Task objective >> Carry none of the pictures over; write out the complete data exactly.

Supplied data >>
______________________________
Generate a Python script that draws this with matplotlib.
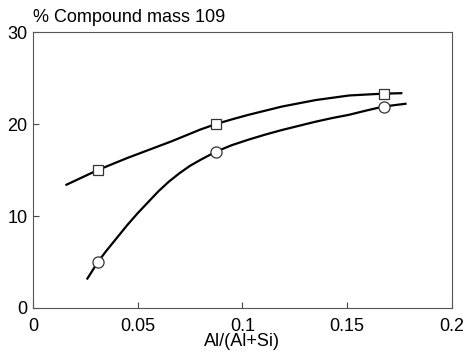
import matplotlib.pyplot as plt

# measured points
x_meas = [0.031, 0.0875, 0.1675]
sq_meas = [15.0, 20.0, 23.3]
ci_meas = [5.0, 17.0, 21.9]

# smooth curves
sq_curve_x = [0.016, 0.031, 0.038, 0.045, 0.052, 0.059, 0.066, 0.073, 0.080, 0.0875,
              0.095, 0.103, 0.111, 0.119, 0.127, 0.135, 0.143, 0.151, 0.159, 0.1675, 0.176]
sq_curve_y = [13.4, 15.0, 15.65, 16.3, 16.9, 17.5, 18.1, 18.75, 19.4, 20.0,
              20.5, 21.0, 21.45, 21.9, 22.25, 22.6, 22.85, 23.1, 23.2, 23.3, 23.35]
ci_curve_x = [0.026, 0.031, 0.035, 0.040, 0.045, 0.050, 0.055, 0.060, 0.065, 0.070, 0.075,
              0.080, 0.0875, 0.095, 0.103, 0.111, 0.119, 0.127, 0.135, 0.143, 0.151, 0.159,
              0.1675, 0.178]
ci_curve_y = [3.2, 5.0, 6.2, 7.6, 9.0, 10.3, 11.5, 12.7, 13.75, 14.65, 15.45,
              16.1, 17.0, 17.7, 18.3, 18.85, 19.35, 19.8, 20.25, 20.65, 21.0, 21.45,
              21.9, 22.2]

plt.rcParams['font.family'] = ['Liberation Sans', 'DejaVu Sans']

fig = plt.figure(figsize=(4.64, 3.53), dpi=100)
ax = fig.add_axes([0.0711, 0.1275, 0.902, 0.7818])

ax.plot(sq_curve_x, sq_curve_y, '-', color='black', linewidth=1.6, zorder=2)
ax.plot(ci_curve_x, ci_curve_y, '-', color='black', linewidth=1.6, zorder=2)
ax.plot(x_meas, sq_meas, 's', markersize=7, markerfacecolor='white',
        markeredgecolor='#333333', markeredgewidth=0.9, zorder=3)
ax.plot(x_meas, ci_meas, 'o', markersize=8, markerfacecolor='white',
        markeredgecolor='#333333', markeredgewidth=0.9, zorder=3)

ax.set_xlim(0, 0.2)
ax.set_ylim(0, 30)
ax.set_xticks([0, 0.05, 0.1, 0.15, 0.2])
ax.set_xticklabels(['0', '0.05', '0.1', '0.15', '0.2'])
ax.set_yticks([0, 10, 20, 30])
ax.tick_params(direction='in', length=4, width=0.8, color='#444444',
               labelsize=13, pad=4)
ax.tick_params(axis='x', pad=7)
for s in ax.spines.values():
    s.set_linewidth(0.8)
    s.set_color('#555555')

ax.set_xlabel('Al/(Al+Si)', fontsize=13, labelpad=-1)
fig.text(0.072, 0.925, '% Compound mass 109', fontsize=13, ha='left', va='bottom')

fig.savefig('out.png', dpi=100)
______________________________
Complete response >>
Generate a Python script that draws this with matplotlib.
import matplotlib.pyplot as plt

# measured points
x_meas = [0.031, 0.0875, 0.1675]
sq_meas = [15.0, 20.0, 23.3]
ci_meas = [5.0, 17.0, 21.9]

# smooth curves
sq_curve_x = [0.016, 0.031, 0.038, 0.045, 0.052, 0.059, 0.066, 0.073, 0.080, 0.0875,
              0.095, 0.103, 0.111, 0.119, 0.127, 0.135, 0.143, 0.151, 0.159, 0.1675, 0.176]
sq_curve_y = [13.4, 15.0, 15.65, 16.3, 16.9, 17.5, 18.1, 18.75, 19.4, 20.0,
              20.5, 21.0, 21.45, 21.9, 22.25, 22.6, 22.85, 23.1, 23.2, 23.3, 23.35]
ci_curve_x = [0.026, 0.031, 0.035, 0.040, 0.045, 0.050, 0.055, 0.060, 0.065, 0.070, 0.075,
              0.080, 0.0875, 0.095, 0.103, 0.111, 0.119, 0.127, 0.135, 0.143, 0.151, 0.159,
              0.1675, 0.178]
ci_curve_y = [3.2, 5.0, 6.2, 7.6, 9.0, 10.3, 11.5, 12.7, 13.75, 14.65, 15.45,
              16.1, 17.0, 17.7, 18.3, 18.85, 19.35, 19.8, 20.25, 20.65, 21.0, 21.45,
              21.9, 22.2]

plt.rcParams['font.family'] = ['Liberation Sans', 'DejaVu Sans']

fig = plt.figure(figsize=(4.64, 3.53), dpi=100)
ax = fig.add_axes([0.0711, 0.1275, 0.902, 0.7818])

ax.plot(sq_curve_x, sq_curve_y, '-', color='black', linewidth=1.6, zorder=2)
ax.plot(ci_curve_x, ci_curve_y, '-', color='black', linewidth=1.6, zorder=2)
ax.plot(x_meas, sq_meas, 's', markersize=7, markerfacecolor='white',
        markeredgecolor='#333333', markeredgewidth=0.9, zorder=3)
ax.plot(x_meas, ci_meas, 'o', markersize=8, markerfacecolor='white',
        markeredgecolor='#333333', markeredgewidth=0.9, zorder=3)

ax.set_xlim(0, 0.2)
ax.set_ylim(0, 30)
ax.set_xticks([0, 0.05, 0.1, 0.15, 0.2])
ax.set_xticklabels(['0', '0.05', '0.1', '0.15', '0.2'])
ax.set_yticks([0, 10, 20, 30])
ax.tick_params(direction='in', length=4, width=0.8, color='#444444',
               labelsize=13, pad=4)
ax.tick_params(axis='x', pad=7)
for s in ax.spines.values():
    s.set_linewidth(0.8)
    s.set_color('#555555')

ax.set_xlabel('Al/(Al+Si)', fontsize=13, labelpad=-1)
fig.text(0.072, 0.925, '% Compound mass 109', fontsize=13, ha='left', va='bottom')

fig.savefig('out.png', dpi=100)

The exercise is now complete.